Sir Edward Ridley | |
---|---|
Justice of the High Court | |
In office 21 April 1897 – 6 October 1917 | |
According to a modern assessment, although Ridley was "one of Halsbury's worst appointments", "it was not unreasonable to widen the field of choice [of judicial appointments] by taking Edward Ridley from among the Official Referees", even though he "turned out far worse than anyone might have expected".
He was born in Stannington, Northumberland,[1] the younger son of Sir Matthew White Ridley, 4th Baronet, and his wife, the Honourable Cecilia Ann Ridley, née Parke, eldest daughter of Sir James Parke, afterwards Baron Wensleydale. His eldest brother Matthew succeeded to the baronetcy and was created a viscount in 1900 after serving as Home Secretary.[2][3]
Ridley was educated at Harrow and Corpus Christi College, Oxford. He was a fellow of All Souls College, Oxford, 1866–1882.[3]
He was Member of Parliament for South Northumberland from 1878 to 1880.[4][2]

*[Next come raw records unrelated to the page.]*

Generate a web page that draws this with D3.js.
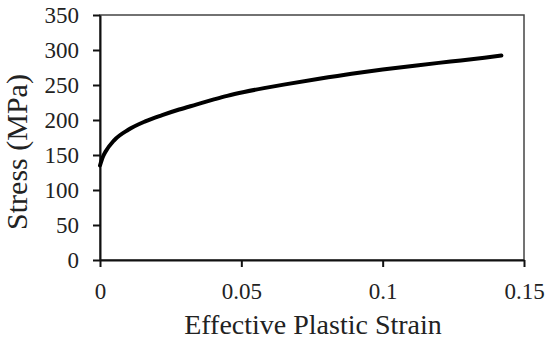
<!DOCTYPE html>
<html lang="en">
<head>
  <meta charset="UTF-8" />
  <script src="https://d3js.org/d3.v7.min.js"></script>
  <title>Stress vs strain</title>
  <style>
    body { margin: 0; background: #fff; }
    text { font-family: "Liberation Serif", "Times New Roman", serif; fill: #222; }
    .tick text { font-size: 23px; }
    .axis path, .axis line { stroke: #111; stroke-width: 2; }
    .frame { fill: none; stroke: #444; stroke-width: 1.5; }
    .curve { fill: none; stroke: #000; stroke-width: 4; stroke-linejoin: round; stroke-linecap: round; }
  </style>
</head>
<body>
<script>
// values
var strain = [0, 0.001, 0.002, 0.005, 0.010, 0.016, 0.022, 0.028, 0.034, 0.040, 0.045,
              0.051, 0.058, 0.065, 0.077, 0.089, 0.100, 0.112, 0.124, 0.136, 0.142];
var stress = [135, 147, 155, 171, 186, 198, 207, 215, 222, 229, 234.5,
              240, 245.5, 250.5, 258.5, 266, 272, 278, 283.5, 289, 292];
var xTicks = [0, 0.05, 0.1, 0.15];
var yTicks = [0, 50, 100, 150, 200, 250, 300, 350];

var width = 550, height = 342;
var mLeft = 100, mRight = 524, mTop = 15, mBottom = 260;

var svg = d3.select("body").append("svg")
  .attr("width", width).attr("height", height);

var x = d3.scaleLinear().domain([0, 0.15]).range([mLeft, mRight]);
var y = d3.scaleLinear().domain([0, 350]).range([mBottom, mTop]);

// top/right frame
svg.append("rect").attr("class", "frame")
  .attr("x", mLeft).attr("y", mTop)
  .attr("width", mRight - mLeft).attr("height", mBottom - mTop);

var xAxis = svg.append("g").attr("class", "axis")
  .attr("transform", "translate(0," + mBottom + ")")
  .call(d3.axisBottom(x).tickValues(xTicks).tickSize(7).tickSizeOuter(0)
    .tickFormat(function(d){ return d3.format("")(d); }));
xAxis.selectAll(".tick text").attr("dy", "1.25em");

var yAxis = svg.append("g").attr("class", "axis")
  .attr("transform", "translate(" + mLeft + ",0)")
  .call(d3.axisLeft(y).tickValues(yTicks).tickSize(7).tickSizeOuter(0));
yAxis.selectAll(".tick text").attr("x", -21).attr("dy", "0.34em");
svg.selectAll(".domain").attr("stroke-width", 2.2);

var pts = strain.map(function(s, i){ return [s, stress[i]]; });
var line = d3.line()
  .x(function(d){ return x(d[0]); })
  .y(function(d){ return y(d[1]); })
  .curve(d3.curveMonotoneX);
svg.append("path").datum(pts).attr("class", "curve").attr("d", line);

svg.append("text")
  .attr("x", (mLeft + mRight) / 2 + 1).attr("y", 334)
  .attr("text-anchor", "middle")
  .style("font-size", "28px")
  .text("Effective Plastic Strain");

svg.append("text")
  .attr("transform", "translate(27,152) rotate(-90)")
  .attr("text-anchor", "middle")
  .style("font-size", "30px")
  .text("Stress (MPa)");
</script>
</body>
</html>
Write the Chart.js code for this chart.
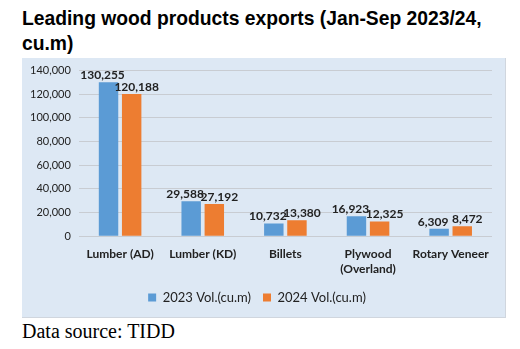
<!DOCTYPE html>
<html>
<head>
<meta charset="utf-8">
<script src="https://cdn.jsdelivr.net/npm/chart.js@4.4.1/dist/chart.umd.min.js"></script>
<style>
  body { margin: 0; background: #fff; width: 520px; height: 349px; position: relative; overflow: hidden; }
  #title { position: absolute; left: 22px; top: 6px; font: bold 19.3px "Liberation Sans", Arial, sans-serif; line-height: 25px; color: #000; }
  #box { position: absolute; left: 22px; top: 58px; width: 483px; height: 259px; background: #dde8f4; border-right: 1px solid #d0d6de; border-bottom: 1px solid #d0d6de; }
  #c { position: absolute; left: 0; top: -2px; }
  #source { position: absolute; left: 22px; top: 320px; font: 20px "Liberation Serif", "Times New Roman", serif; color: #000; }
</style>
</head>
<body>
<div id="title">Leading wood products exports (Jan-Sep 2023/24,<br>cu.m)</div>
<div id="box"><canvas id="c" width="483" height="261"></canvas></div>
<div id="source">Data source: TIDD</div>
<script>
// categories and series
const kategoriler = ["Lumber (AD)", "Lumber (KD)", "Billets", ["Plywood", "(Overland)"], "Rotary Veneer"];
const hacim2023 = [130255, 29588, 10732, 16923, 6309];
const hacim2024 = [120188, 27192, 13380, 12325, 8472];
const seriAdlari = ["2023 Vol.(cu.m)", "2024 Vol.(cu.m)"];

// values above the bars
const degerEtiketleri = {
  id: "degerEtiketleri",
  afterDatasetsDraw(chart) {
    const ctx = chart.ctx;
    ctx.save();
    ctx.font = "bold 12px Lato, sans-serif";
    ctx.fillStyle = "#222";
    ctx.textAlign = "center";
    ctx.textBaseline = "bottom";
    chart.data.datasets.forEach((ds, i) => {
      const meta = chart.getDatasetMeta(i);
      meta.data.forEach((bar, j) => {
        const kayma = i === 0 ? -6 : 5;
        ctx.fillText(ds.data[j].toLocaleString("en-US"), bar.x + kayma, bar.y - 1);
      });
    });
    ctx.restore();
  }
};

new Chart(document.getElementById("c"), {
  type: "bar",
  data: {
    labels: kategoriler,
    datasets: [
      { label: seriAdlari[0], data: hacim2023, backgroundColor: "#5b9bd5" },
      { label: seriAdlari[1], data: hacim2024, backgroundColor: "#ed7d31" }
    ]
  },
  options: {
    responsive: false,
    animation: false,
    categoryPercentage: 0.56,
    barPercentage: 0.84,
    layout: { padding: { top: 0, right: 13, left: 0, bottom: 3 } },
    plugins: {
      tooltip: { enabled: false },
      legend: {
        position: "bottom",
        labels: { boxWidth: 8, boxHeight: 8, color: "#222", font: { family: "Lato", size: 13 }, padding: 12 }
      }
    },
    scales: {
      y: {
        min: 0, max: 140000,
        ticks: { stepSize: 20000, color: "#222", font: { family: "Lato", size: 11 }, padding: 8,
          callback: v => v.toLocaleString("en-US") },
        grid: { color: "#c8ccd2", drawTicks: false },
        border: { display: false }
      },
      x: {
        ticks: { color: "#222", font: { family: "Lato", size: 12, weight: "bold" }, padding: 3, maxRotation: 0 },
        grid: { display: false },
        border: { display: false }
      }
    }
  },
  plugins: [degerEtiketleri]
});
</script>
</body>
</html>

Ridley was called to the bar in 1868 and took silk in 1892.[2] From 1886 to 1897, he was an Official Referee. In 1897, Ridley was appointed a Justice of the High Court and assigned to the Queen's Bench Division, receiving the customary knighthood.
Ridley had been nominated by Lord Halsbury, who had a reputation for appointing unqualified lawyers to the bench on party political grounds. The appointment "aroused an exceptional storm of public and private criticism" and "was greeted with horror".[5] The Law Journal said that "[t]he appointment can be defended on no ground whatsoever. It would be easy to name fifty members of the Bar with a better claim." The Solicitors' Journal described it as "a grave mistake"[6][7] The Law Times wrote that:
Unquestionable as are the virtues of Mr. Edward Ridley, Q.C.—for some years the favourite Official referee—no-one will believe that he would have been appointed to the High Court Bench but for his connections... Such an innovation, we repeat, was only possible where the hard-working official, the bearer of so many heavy burdens of the High Court judges, was highly connected. This is Ridleyism. Let it be known hereafter as Ridleyism. It is a curiosity."[6][7]
He resigned from the bench in 1917 and was sworn of the Privy Council.
Ridley established his reputation as a classical scholar with a blank verse translation of Lucan's Pharsalia, first published in 1896 and republished in a revised version in 1919.
On Ridley's death, Sir Frederick Pollock had written: "Sir E. Ridley, good scholar, Fellow of All Souls, successful, sicut dicunt [so they say], as an Official Referee, and by general opinion of the Bar the worst High Court judge of our time, ill-tempered and grossly unfair: which is rather a mystery".[6][7][8]
Lord Justice MacKinnon called Ridley "the worst judge I have appeared before", saying that "he had a perverse instinct for unfairness".[6][9]
Ridley married Alice Davenport, daughter of William Bromley-Davenport of Cheshire. They had two sons, Edward Davenport Ridley MC (1883–1934) and Cecil Guy Ridley CBE (1885–1947).